Assim se abre novembro para sempre. Outubro apenas tinha o primeiro feriado, que arrefecia oficialmente o bosque, a avenida e os corredores. E tinha maçãs brancas e sêmeas, que aliviavam do frio e da solidão. Era um momento nobre a hora da merenda. Mas a chuva não tarda. Em começando, pega-se às paredes, aos telhados de coimbrões e devesas. Cola-se à roupa, ao chão, coberto de serradura. E pior que tudo, entra pelas fendas do corpo abandonado. Há no ar uma tristeza colectiva. Há um piano algures que se ouve obsessivamente. E vozes que ensaiam o natal, que não demora. A melodia dominante tem uma toada monacal, quase doce, quase embaladora. Chego a comover-me com aqueles sons antiquíssimos e ondulantes. Rorate caeli desuper et nubes pluant justum. Demorei muito a entender o texto mas a ondulação vocal era avassaladora e arrepiava. Cantava-se em novembro e contaminava de gregoriano os sentimentos, o desejo, as ausências acumuladas. E toda a paisagem envolvente era filtrada por essa melodia profundamente melancólica.
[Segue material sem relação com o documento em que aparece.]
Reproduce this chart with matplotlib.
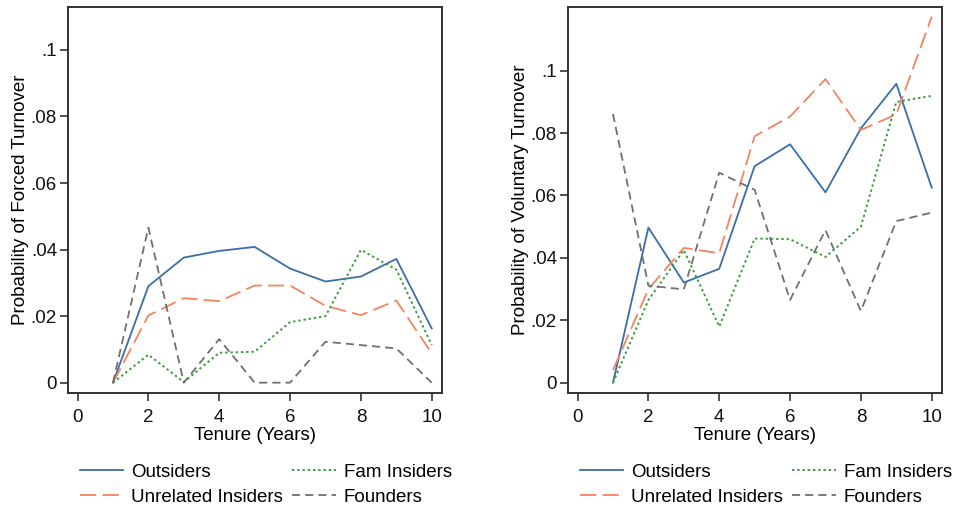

Vila nova começou a sequestrar as muitas idades que fomos tendo. Aos dezasseis anos sinto-me um caso de laboratório. Perguntava a deus e ao diabo, num segredo indecifrável, qual era o meu futuro ali. Queria sair mas tinha medo. Queria ficar, mas só de o pensar entrava em pânico. Cheguei assim ao segundo natal. O jantar estava francamente melhorado. A rapaziada delirava. A alegria fora previamente estabelecida, com argumentos que lhe davam solidez. No salão de festas, depois de uma peça de teatro ensaiada para a noite mais bela do ano, vinham os jogos e as rifas. Muitos escapavam pelo escuro e refugiavam-se a ouvir rádio e em conversas clandestinas. Eu era certamente um deles. Naquela noite fugi sozinho. Tive medo de que algum prémio me saísse. Não estava para isso. Mas fugir para onde? Estava cercado de altos muros, dentro e fora de mim. Discretamente, como quem vai cometer um crime, entrei na capela e acolhi-me no recanto mais oculto, junto à lâmpada sagrada, que sinistramente fazia tremer a noite e até o próprio edifício. Sentei-me na extremidade mais oculta da minha vida e delirei até à infância primitiva. Em dado momento, repeti uma pergunta que já me fizera entre montes e calhaus: Tonho, Tonho (era assim que me chamavam na aldeia), quem és tu? Que vais fazer da tua vida? Queres ficar aqui a rezar os teus segredos e remorsos?Não fui capaz de responder e chorei. Chorei muito. Até cair de sono no banco. Quando acordei, o relógio assustou-me. Se me apanham às cinco da manhã, fazem de mim uma encomenda e despacham-me para o fim do mundo. Não me apanharam nem me despacharam. Subi em bicos de pé, cozi-me à parede e subi as escadas. O universo dormia feliz, como se nunca houvera guerra no mundo. Ninguém dera pela minha falta. Ninguém sabia o meu nome. Nem ninguém imaginava que eu havia de dar em padre, para minha desgraça e desgosto de muitas mulheres que em vão me escolheram. E que eu tive de rejeitar, porque, sem saber como o fiz, fiz-me padre. Igual aos outros padres. Igual aos outros homens.